Abstract

Former geological field investigations in the Rondane area, east-central southern Norway, have proposed that the maximum Fennoscandian ice-sheet coverage occurred during the Late Weichselian Glacial Maximum (LGM, ca. 20 ka) and that subsequent glaciofluvial sediments were first deposited in the early Holocene (after 10 ka). However, recent field investigations with ages from three internally consistent quartz optically stimulated luminescence (OSL) age series show an apparent deglaciation of northern Rondane in the period 20.0–13.8 ka. We examine here the possibility that these ages are too old because the sediment was not completely zeroed prior to deposition.
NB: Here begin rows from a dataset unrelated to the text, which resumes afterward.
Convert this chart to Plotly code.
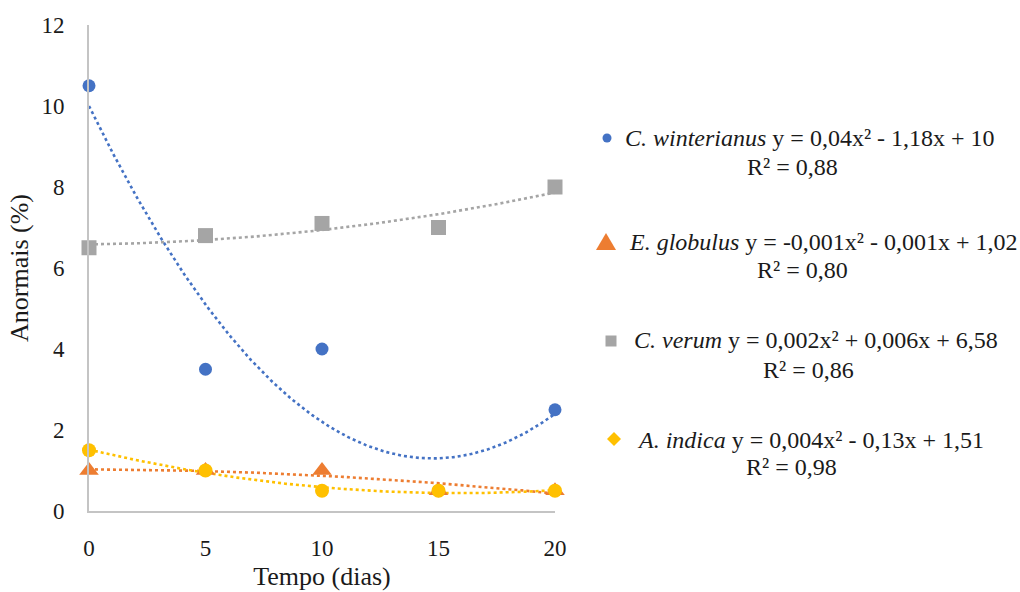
import numpy as np
import plotly.graph_objects as go

# ---------------- data ----------------
dias = [0, 5, 10, 15, 20]
c_winterianus = [10.5, 3.5, 4.0, 0.5, 2.5]
e_globulus = [1.0, 1.0, 1.0, 0.5, 0.5]
c_verum = [6.5, 6.8, 7.1, 7.0, 8.0]
a_indica = [1.5, 1.0, 0.5, 0.5, 0.5]

y_ticks = [0, 2, 4, 6, 8, 10, 12]
x_ticks = [0, 5, 10, 15, 20]

eq_lines = [
    "<i>C. winterianus</i> y = 0,04x² - 1,18x + 10",
    "<i>E. globulus</i> y = -0,001x² - 0,001x + 1,02",
    "<i>C. verum</i> y = 0,002x² + 0,006x + 6,58",
    "<i>A. indica</i> y = 0,004x² - 0,13x + 1,51",
]
r2_lines = ["R² = 0,88", "R² = 0,80", "R² = 0,86", "R² = 0,98"]

# ---------------- styles ----------------
W, H = 1020, 592
FONT = "Liberation Serif"
TXT = "#1a1a1a"
BLUE, ORANGE, GRAY, YELLOW = "#4472C4", "#ED7D31", "#A5A5A5", "#FFC000"

series = [
    (c_winterianus, BLUE, "circle", 13),
    (e_globulus, ORANGE, "triangle-up", 17),
    (c_verum, GRAY, "square", 15),
    (a_indica, YELLOW, "circle", 14),
]

fig = go.Figure()
xs = np.linspace(0, 20, 300)
for vals, col, sym, sz in series:
    coef = np.polyfit(dias, vals, 2)
    fig.add_trace(go.Scatter(x=xs, y=np.polyval(coef, xs), mode="lines",
                             line=dict(color=col, width=2.6, dash="dot"),
                             showlegend=False, hoverinfo="skip", cliponaxis=False))
for vals, col, sym, sz in series:
    fig.add_trace(go.Scatter(x=dias, y=vals, mode="markers",
                             marker=dict(color=col, symbol=sym, size=sz, line=dict(width=0)),
                             showlegend=False, cliponaxis=False))

def px(x):
    return x / W

def py(y):
    return 1 - y / H

x0, x1 = 89, 555
y0, y1 = 511, 25

fig.update_layout(
    width=W, height=H,
    margin=dict(l=0, r=0, t=0, b=0),
    paper_bgcolor="white", plot_bgcolor="white",
    font=dict(family=FONT, size=22, color=TXT),
    xaxis=dict(domain=[px(x0), px(x1)], range=[0, 20], tickvals=x_ticks,
               showgrid=False, zeroline=False, showline=True, linecolor="#c4c4c4",
               linewidth=1.6, ticks="", ticklabelstandoff=16, automargin=False,
               tickfont=dict(family=FONT, size=23, color=TXT),
               title=dict(text="Tempo (dias)", font=dict(family=FONT, size=26, color=TXT),
                          standoff=6)),
    yaxis=dict(domain=[py(y0), py(y1)], range=[0, 12], tickvals=y_ticks,
               showgrid=False, zeroline=False, showline=True, linecolor="#c4c4c4",
               linewidth=1.6, ticks="", ticklabelstandoff=18, automargin=False,
               tickfont=dict(family=FONT, size=23, color=TXT),
               title=dict(text="Anormais (%)", font=dict(family=FONT, size=26, color=TXT),
                          standoff=5)),
)

# legend text (equations)
line1_x = [623, 627, 632, 635]
line1_y = [138, 242, 340, 440]
r2_x = [792, 802, 808, 791]
r2_y = [167, 270, 370, 467]
for i in range(4):
    fig.add_annotation(text=eq_lines[i], xref="paper", yref="paper",
                       x=px(line1_x[i]), y=py(line1_y[i]), xanchor="left", yanchor="middle",
                       showarrow=False, font=dict(family=FONT, size=24, color=TXT))
    fig.add_annotation(text=r2_lines[i], xref="paper", yref="paper",
                       x=px(r2_x[i]), y=py(r2_y[i]), xanchor="center", yanchor="middle",
                       showarrow=False, font=dict(family=FONT, size=24, color=TXT))

# legend symbols
def box(cx, cy, r):
    return dict(x0=px(cx - r), x1=px(cx + r), y0=py(cy + r), y1=py(cy - r))

fig.add_shape(type="circle", xref="paper", yref="paper", fillcolor=BLUE,
              line=dict(width=0), **box(607, 138, 4.5))
fig.add_shape(type="path", xref="paper", yref="paper", fillcolor=ORANGE, line=dict(width=0),
              path=f"M {px(596)} {py(250)} L {px(616)} {py(250)} L {px(606)} {py(233)} Z")
fig.add_shape(type="rect", xref="paper", yref="paper", fillcolor=GRAY,
              line=dict(width=0), **box(611, 341, 5.5))
fig.add_shape(type="path", xref="paper", yref="paper", fillcolor=YELLOW, line=dict(width=0),
              path=(f"M {px(614)} {py(432)} L {px(621)} {py(439)} "
                    f"L {px(614)} {py(446)} L {px(607)} {py(439)} Z"))

fig.write_html("out.html")
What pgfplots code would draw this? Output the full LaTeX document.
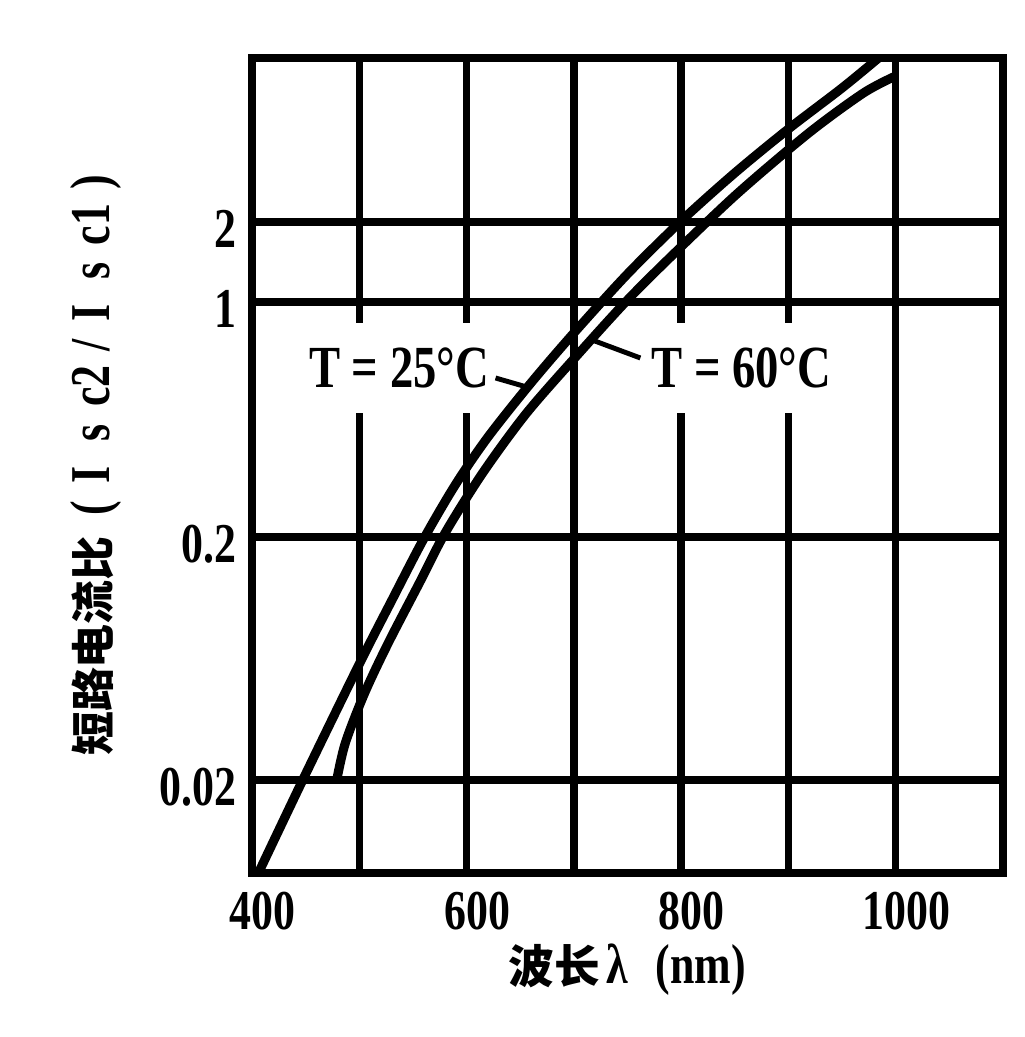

Our investigations of incomplete bleaching use modern analogues, small aliquots, and single grains of quartz. First, the symmetric shape of small aliquot equivalent dose distributions suggests that the sediment was probably well bleached at deposition. This is supported by 5 modern analogue equivalent doses ( D e) of 0.6 Gy, ∼1.5% of the typical D e from the deglaciation sediments. Finally, from single grain studies on three samples, we conclude that there is no evidence for poor bleaching in these samples; thus the weighted mean gives the best estimates of D e, and these are completely consistent with both large and small aliquot estimates for these samples. These comparisons between large aliquots, modern analogues, small aliquots and single-grain analyses help to validate the OSL ages and confirm the complete resetting of these sediments prior to deposition.